Mark Parr: The effect of all that is that new owner, a potential acquirer of these assets, can really look at the assets as a unencumbered state. So there is a possibility here for a fresh start management situation because there really is no more management personal left as well as a fresh start labor situation because there is no labor left and there is no labor contract.

MW: Parr says another selling point is the good condition of LTV's east mill and other plants. He says no new integrated mills are likely to be built in the united states because of environmental issues and high costs. That also makes the plant attractive to companies who may want more steel making capacity if prices eventually rise.
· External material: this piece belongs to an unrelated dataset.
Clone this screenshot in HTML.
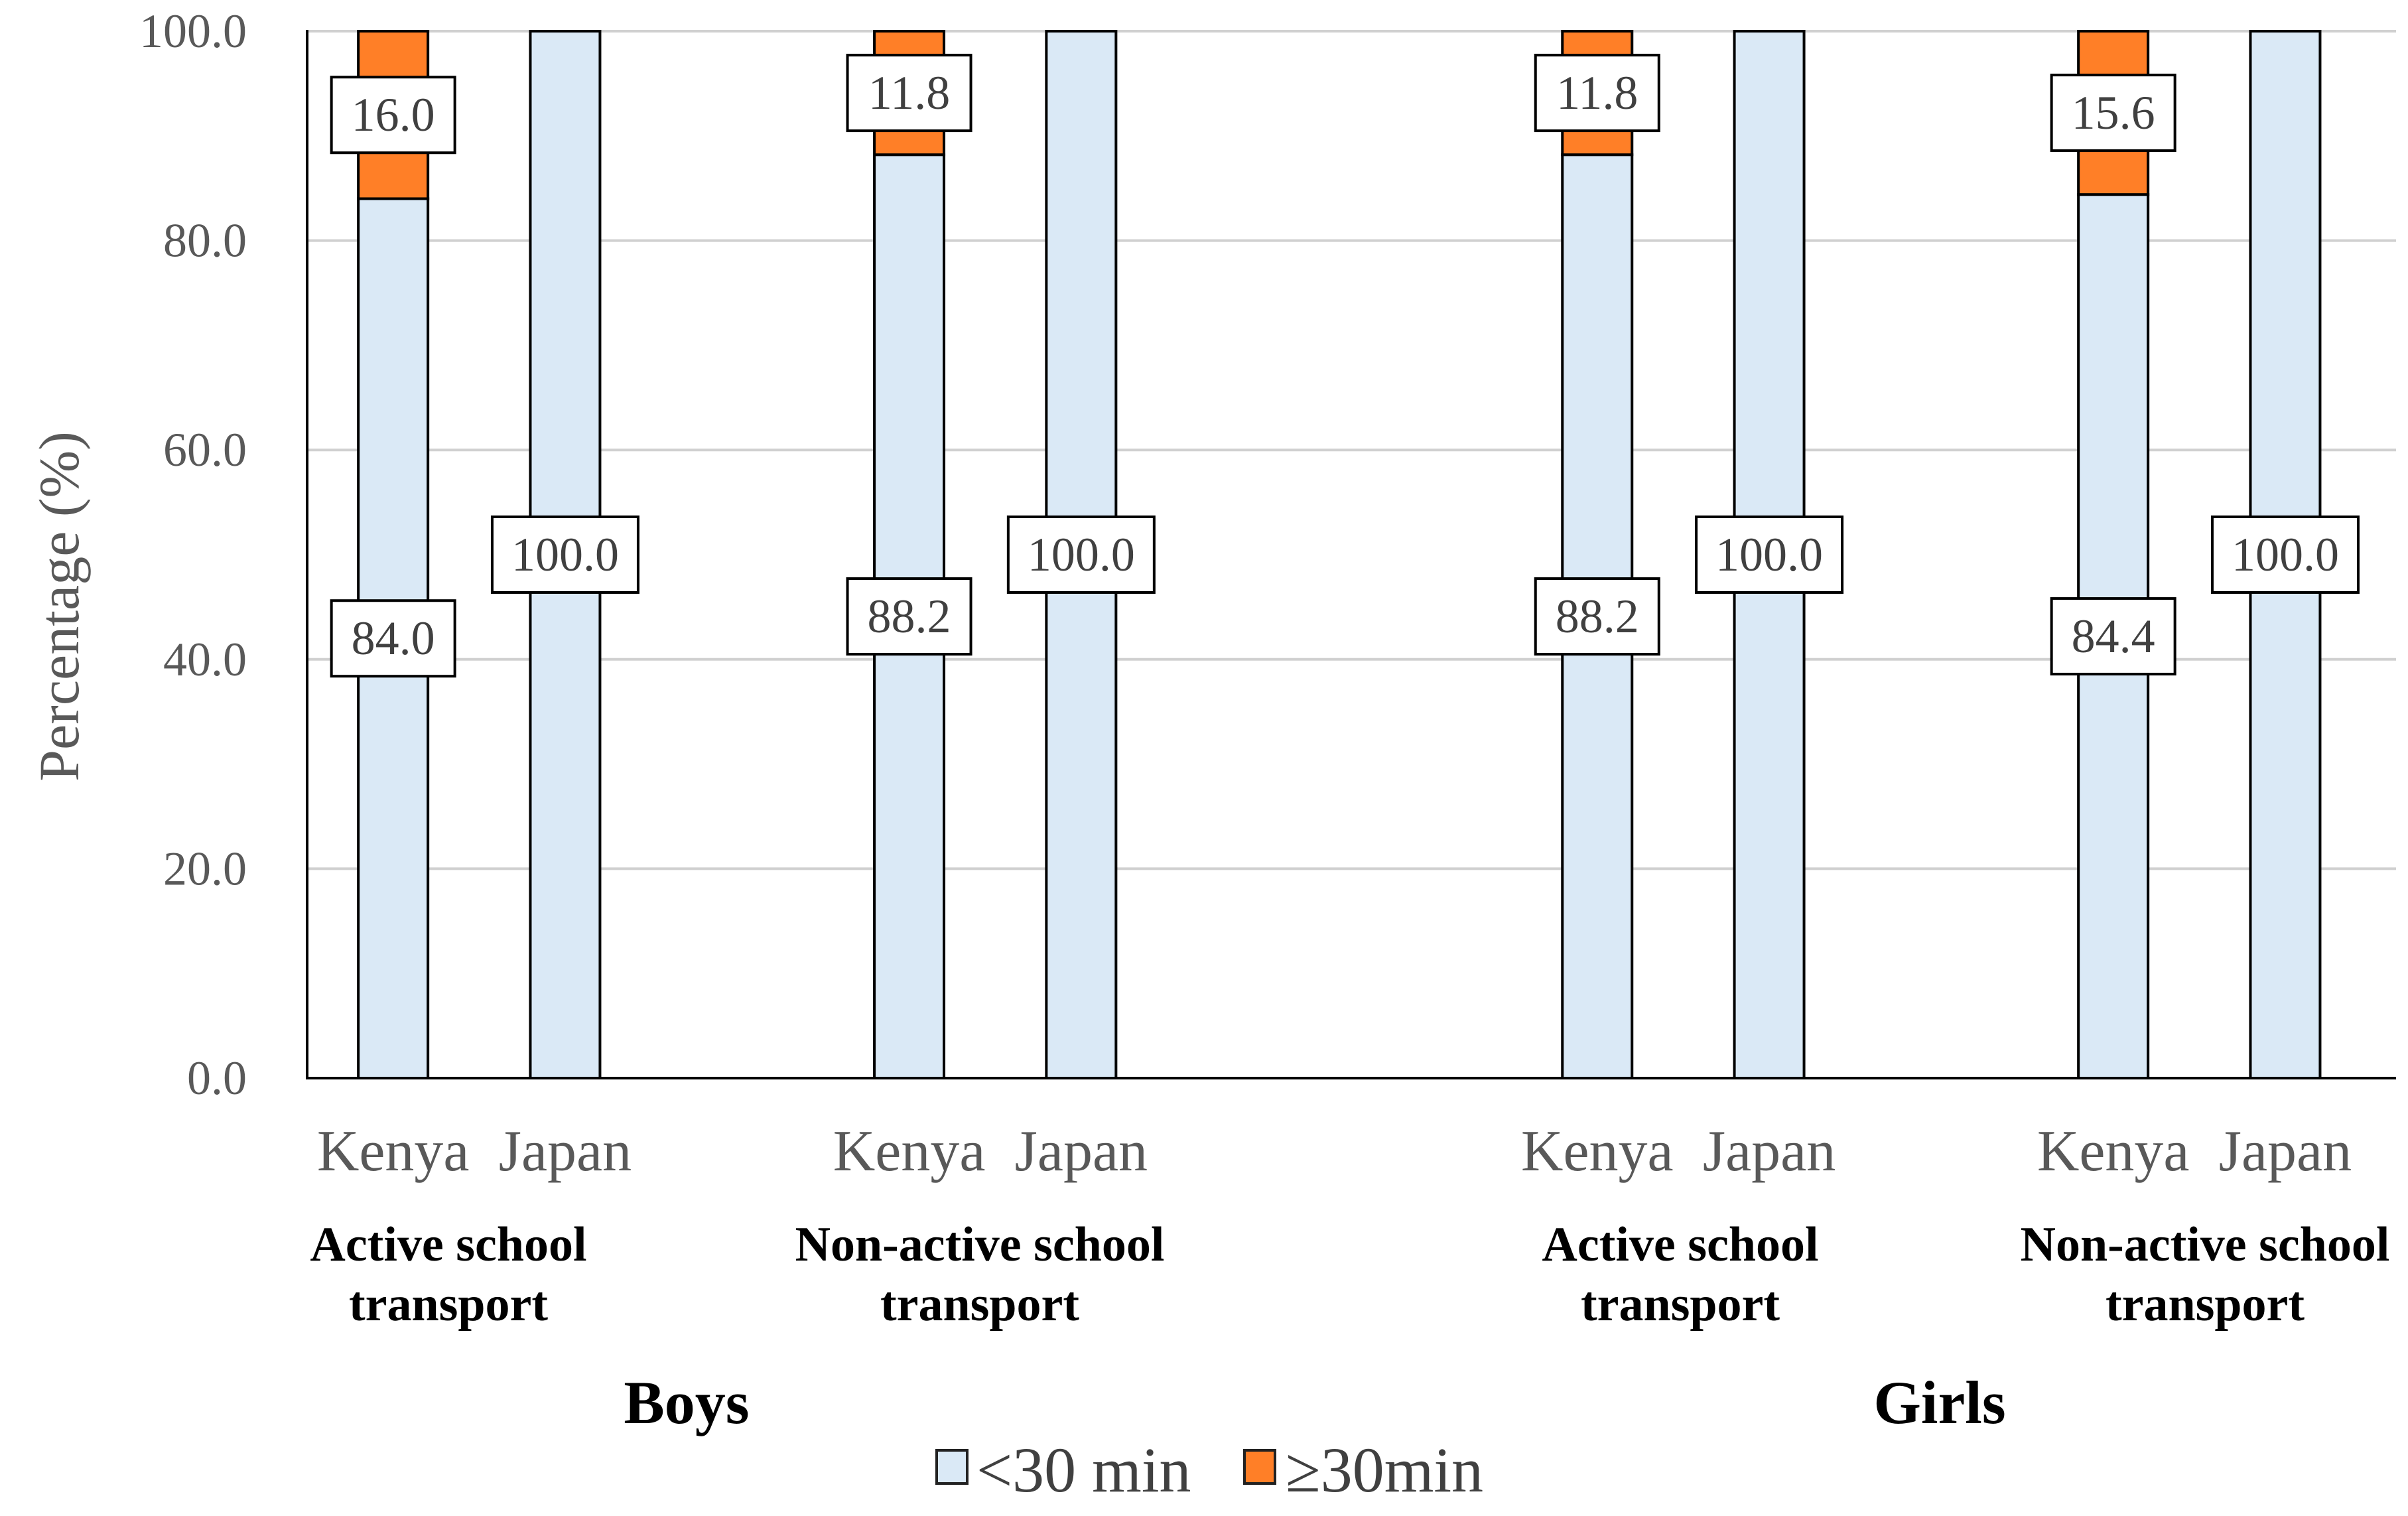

MP: The assets are generally considered to be highly viable, they are highly capable. They are reasonably state-of-the-art and certainly have established a very sold customer base. These are really good assets and under the right set of operating circumstances could, no longer as AK Steel might say "this is a weak link in the U.S. integrated market." But with some changes in the way these assets are operated there's no reason why LTV couldn't become one of the stronger and maybe even the strongest of the integrated mills.

MW: Getting orders for steel and delivering it cheaper than the competition would be the first challenge of a new owner. That's according to Robert Brooks. He's the managing editor of "33 Metal Producing," a trade magazine for the metal industry. He says another problem is that banks are tight fisted when it comes to helping steel makers get the money they need for improvements and to weather the market slump.

Robert Brooks: There initial challenge will be convincing lenders to finance their effort. Capital is very expensive and it's very scarce. And available capital is very scarce and is not drawn to long range projects particularly in an industry where profit margins are very narrow, even when they are more frequently achieved.

MW: Brooks says big banks don't want to put money into steel because it takes too long to get a return. He feels the high-tech boom has made lenders too impatient for the lumbering steel makers. Brooks believes banks don't want to wait 5 to 10 years after being spoiled by the quick fortunes of the high tech companies. As far as saving money on labor costs at a resurrected LTVv, he doubts it's enough to make a difference.

RB: I think the absence of labor obligations could certainly help close the deal but I don't think it's going to be the leading incentive. I think the proper way to say it, the labor terms will not be a barrier. But I don't think it's proper to say labor terms would be an incentive.

MW: Another issue facing a new buyer will be the government's efforts to forge a deal with steel makers to reduce production. Political leaders are considering rules to block imported steel with high tariffs in exchange for cutting U.S. output. But on the other hand, if a foreign buyer would be able to make steel in the U.S. they may be able to get around those import restrictions. Bids for LTV are due by February 20, and an auction date has been set for February 27. After that it will be up to the company and the bankruptcy court to decide whether to accept any of the offers. In Cleveland, Mike West, 90.3 WCPN® News.